As a barrister he chaired or otherwise participated in a number of public inquiries in the UK and abroad, including: Member, Commission of Inquiry into Casino Gambling in the Bahamas, 1967; Chairman, William Tyndale Schools Inquiry, 1975–1976; Department of Trade Joint Inspector into the affairs of Ashbourne Investments Ltd., 1975–1979; Counsel to the Home Office Inquiry into the Brixton Disorders, 1981; Chairman, Home Office Committee into Late-Night and Sunday Trading, 1983–84; and Counsel for the UK, Australian Royal Commission of Inquiry into British Nuclear Tests in Australia (McClelland Royal Commission), 1984–1987.

He became a Fellow of King's College (FKC) in 1987 and was appointed Visiting Professor for three years from 2007. He has served on the College Council and in other roles, including President of King's College London Association, and as a Member of the King's College London Campaign Board and Patron of the college's Bar Society.

== Judicial career ==
In 1988, Auld was appointed a Justice of the High Court, Queen's Bench Division, and was knighted a month later. During his ensuing term of eight years in the post he was successively also a Member of the Judicial Studies Board and Chairman of its Criminal Committee, and Presiding Judge of the Western Circuit.

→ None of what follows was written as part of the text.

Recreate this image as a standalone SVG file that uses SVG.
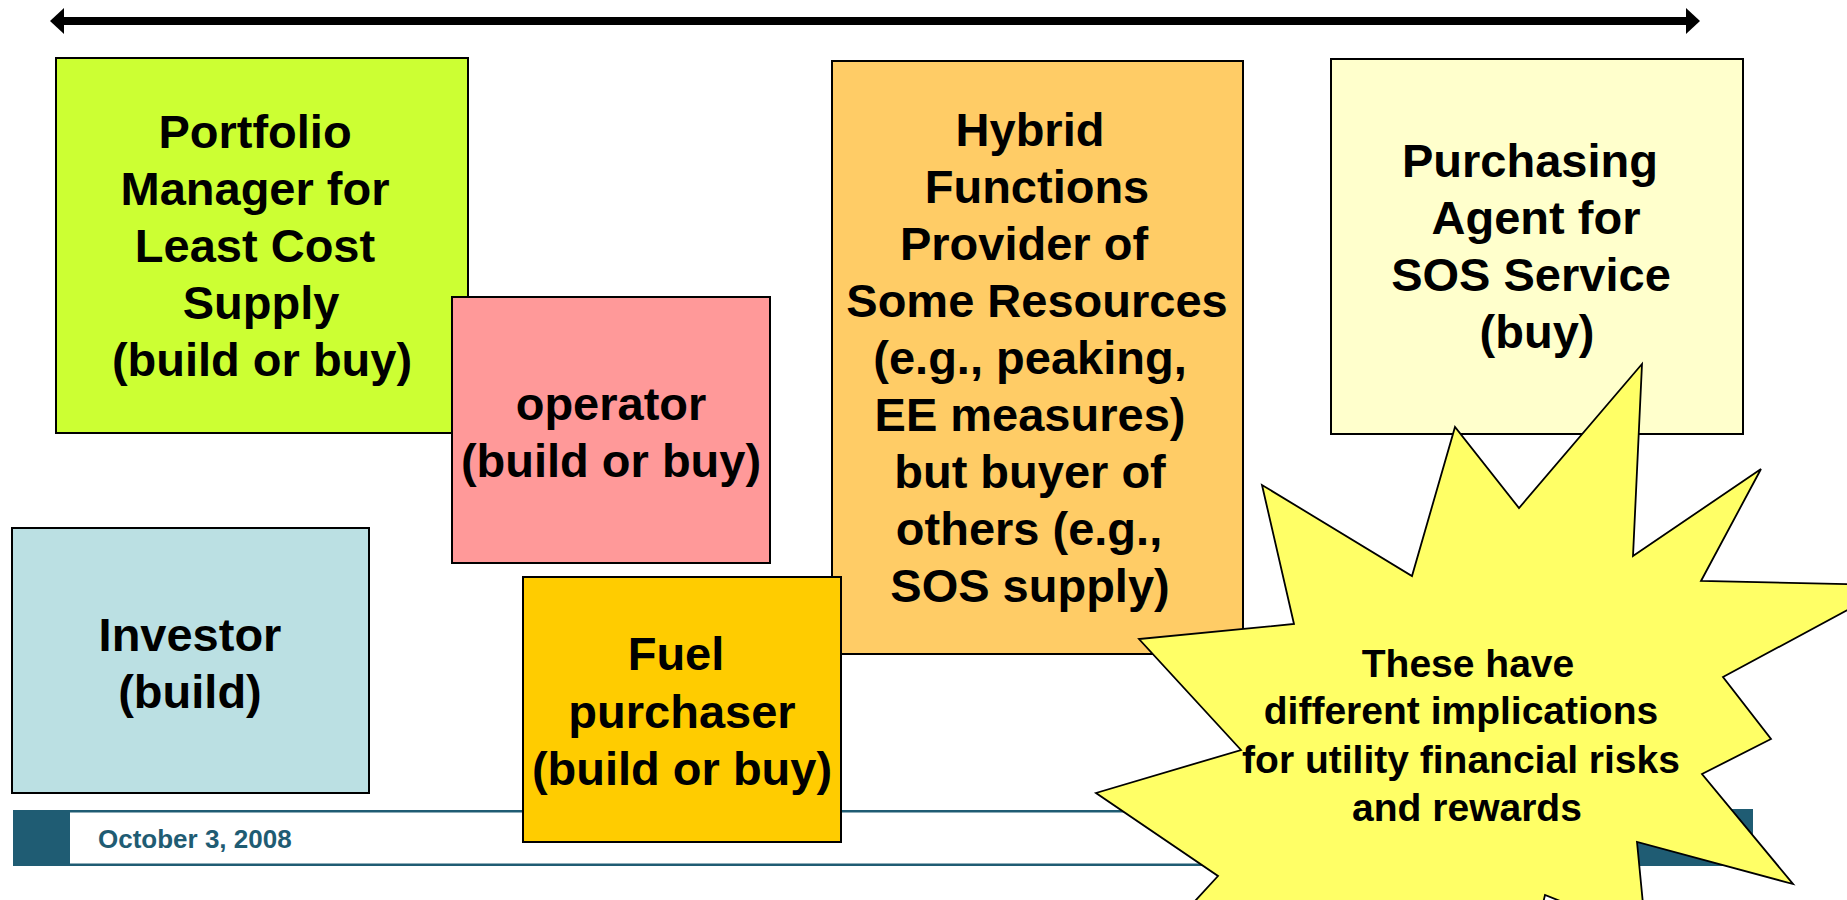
<svg xmlns="http://www.w3.org/2000/svg" width="1847" height="900" viewBox="0 0 1847 900">
  <style>
    .box { stroke: #000; stroke-width: 2; }
    .t { font-family: "Liberation Sans", Arial, sans-serif; font-weight: bold; font-size: 47px; fill: #000; text-anchor: middle; }
    .burst-t { font-family: "Liberation Sans", Arial, sans-serif; font-weight: bold; font-size: 39px; fill: #000; text-anchor: middle; }
    .foot { fill: #1f5c73; }
    .foot-t { font-family: "Liberation Sans", Arial, sans-serif; font-weight: bold; font-size: 26px; fill: #1f5c73; }
  </style>

  <!-- footer band -->
  <g id="footer">
    <rect class="foot" x="13" y="810" width="1740" height="2.5"/>
    <rect class="foot" x="13" y="863.5" width="1740" height="2.5"/>
    <rect class="foot" x="13" y="810" width="57" height="56"/>
    <rect class="foot" x="1600" y="809" width="153" height="57"/>
    <text class="foot-t" x="98" y="848">October 3, 2008</text>
  </g>

  <!-- double-headed spectrum arrow -->
  <g id="connectors">
    <line x1="62" y1="21" x2="1688" y2="21" stroke="#000" stroke-width="8"/>
    <polygon points="50,21 64,8 64,34" fill="#000"/>
    <polygon points="1700,21 1686,8 1686,34" fill="#000"/>
  </g>

  <g id="portfolio-manager">
    <rect class="box" x="56" y="58" width="412" height="375" fill="#ccff33"/>
    <text class="t" x="255" y="148">Portfolio</text>
    <text class="t" x="255" y="205">Manager for</text>
    <text class="t" x="255" y="262">Least Cost</text>
    <text class="t" x="261" y="319">Supply</text>
    <text class="t" x="262" y="376">(build or buy)</text>
  </g>

  <g id="operator">
    <rect class="box" x="452" y="297" width="318" height="266" fill="#ff9999"/>
    <text class="t" x="611" y="420">operator</text>
    <text class="t" x="611" y="477">(build or buy)</text>
  </g>

  <g id="investor">
    <rect class="box" x="12" y="528" width="357" height="265" fill="#bbe0e3"/>
    <text class="t" x="190" y="651">Investor</text>
    <text class="t" x="190" y="708">(build)</text>
  </g>

  <g id="hybrid-functions">
    <rect class="box" x="832" y="61" width="411" height="593" fill="#ffcc66"/>
    <text class="t" x="1030" y="146">Hybrid</text>
    <text class="t" x="1037" y="203">Functions</text>
    <text class="t" x="1024" y="260">Provider of</text>
    <text class="t" x="1037" y="317">Some Resources</text>
    <text class="t" x="1030" y="374">(e.g., peaking,</text>
    <text class="t" x="1030" y="431">EE measures)</text>
    <text class="t" x="1030" y="488">but buyer of</text>
    <text class="t" x="1029" y="545">others (e.g.,</text>
    <text class="t" x="1030" y="602">SOS supply)</text>
  </g>

  <g id="fuel-purchaser">
    <rect class="box" x="523" y="577" width="318" height="265" fill="#ffcc00"/>
    <text class="t" x="676" y="670">Fuel</text>
    <text class="t" x="682" y="728">purchaser</text>
    <text class="t" x="682" y="785">(build or buy)</text>
  </g>

  <g id="purchasing-agent">
    <rect class="box" x="1331" y="59" width="412" height="375" fill="#ffffcc"/>
    <text class="t" x="1530" y="177">Purchasing</text>
    <text class="t" x="1536" y="234">Agent for</text>
    <text class="t" x="1531" y="291">SOS Service</text>
    <text class="t" x="1537" y="348">(buy)</text>
  </g>

  <g id="callout-burst">
    <polygon fill="#ffff66" stroke="#000" stroke-width="1.8" stroke-linejoin="miter"
      points="1642,364 1633,556 1761,469 1701,581 1894,585 1723,677 1771,739 1702,774 1793,884 1637,842 1646,935 1545,895 1525,980 1150,950 1218,876 1096,793 1241,750 1139,639 1294,624 1262,485 1412,576 1455,427 1519,508"/>
    <text class="burst-t" x="1468" y="677">These have</text>
    <text class="burst-t" x="1461" y="724">different implications</text>
    <text class="burst-t" x="1461" y="773">for utility financial risks</text>
    <text class="burst-t" x="1467" y="821">and rewards</text>
  </g>
</svg>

In 1995, Auld was appointed a Lord Justice of Appeal and made a Member of the Privy Council. During his ensuing period of 12 years in the Court of Appeal he was also: the Senior Presiding Judge for England & Wales, 1995–1998, and he conducted A Review of the Criminal Courts of England & Wales, 1999–2001; in the latter half of 2001 he was a Senior Resident Scholar at Yale Law School; he was also vice-chairman of the Criminal Procedure Rule Committee, 2004-2006 and vice-chairman of the Judicial Appointments Commission from 2006 to 2007. He retired from the Court of Appeal in 2007.

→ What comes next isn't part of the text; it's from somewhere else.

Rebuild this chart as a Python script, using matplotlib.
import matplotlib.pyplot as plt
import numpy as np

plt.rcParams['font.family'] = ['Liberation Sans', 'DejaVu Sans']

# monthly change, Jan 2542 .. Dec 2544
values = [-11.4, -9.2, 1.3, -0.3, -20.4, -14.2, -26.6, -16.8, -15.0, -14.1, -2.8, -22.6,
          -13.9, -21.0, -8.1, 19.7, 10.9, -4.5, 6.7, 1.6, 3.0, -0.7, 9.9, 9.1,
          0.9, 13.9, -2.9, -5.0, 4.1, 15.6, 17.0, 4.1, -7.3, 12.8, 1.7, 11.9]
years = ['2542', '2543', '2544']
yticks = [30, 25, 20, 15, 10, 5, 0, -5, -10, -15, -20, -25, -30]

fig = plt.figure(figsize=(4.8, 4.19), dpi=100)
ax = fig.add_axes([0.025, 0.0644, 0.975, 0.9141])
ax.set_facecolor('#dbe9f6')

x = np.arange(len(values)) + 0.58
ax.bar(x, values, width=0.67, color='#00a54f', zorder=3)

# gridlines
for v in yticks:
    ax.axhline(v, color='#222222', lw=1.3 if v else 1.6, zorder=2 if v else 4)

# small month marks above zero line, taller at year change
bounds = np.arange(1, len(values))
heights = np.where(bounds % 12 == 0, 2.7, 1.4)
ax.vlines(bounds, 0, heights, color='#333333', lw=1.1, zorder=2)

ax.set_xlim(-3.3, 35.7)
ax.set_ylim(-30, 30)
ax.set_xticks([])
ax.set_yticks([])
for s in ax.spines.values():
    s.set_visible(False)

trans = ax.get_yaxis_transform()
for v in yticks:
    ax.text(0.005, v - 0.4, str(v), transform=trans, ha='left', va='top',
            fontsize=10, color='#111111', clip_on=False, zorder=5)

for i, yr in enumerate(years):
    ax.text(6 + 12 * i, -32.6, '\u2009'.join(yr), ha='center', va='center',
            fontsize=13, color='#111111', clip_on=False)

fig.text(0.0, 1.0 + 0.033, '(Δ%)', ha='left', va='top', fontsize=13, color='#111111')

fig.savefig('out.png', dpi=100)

Following his retirement from the Court of Appeal, he has undertaken a variety of part-time judicial, academic and other work, including: Sole Commissioner of Inquiry into Governmental Corruption in the Turks & Caicos Islands from 2008 to 2009; Visiting Goodhart Professor in Legal Science at the University of Cambridge and Fellow of Selwyn and Wolfson Colleges, 2009–2010; a Justice of the Bermuda Court of Appeal, 2008–2015; President of the Solomon Islands Court of Appeal, 2009–2012; Member of the University of Oxford's Appeal Court, 2009–2015; Judicial Member, Tribunal of Inquiry into Misconduct of the Prime Minister of Papua New Guinea, 2010; and, since 2012, Slynn Foundation Trustee & Consultant on Constitutional/Judicial and Procedural Reforms in Eastern Europe, including their compliance with ECHR and EU norms – in particular in Ukraine and Macedonia.

== Personal life ==
Sir Robin is married to Catherine Alison Geissler, Professor Emerita of Human Nutrition at King's College London, past President of The Nutrition Society of the UK and Ireland, and Secretary-General of the International Union of Nutritional Sciences (2013–2017, 2017–2021). He was formerly married to Catherine Eleanor Mary Pritchard, by whom he has a son, Timothy, and a daughter, Rohan.

He is a member of the Athenaeum Club, London, the Yale Club (New York City), and of the Worshipful Company of Woolmen (Master 1984–85).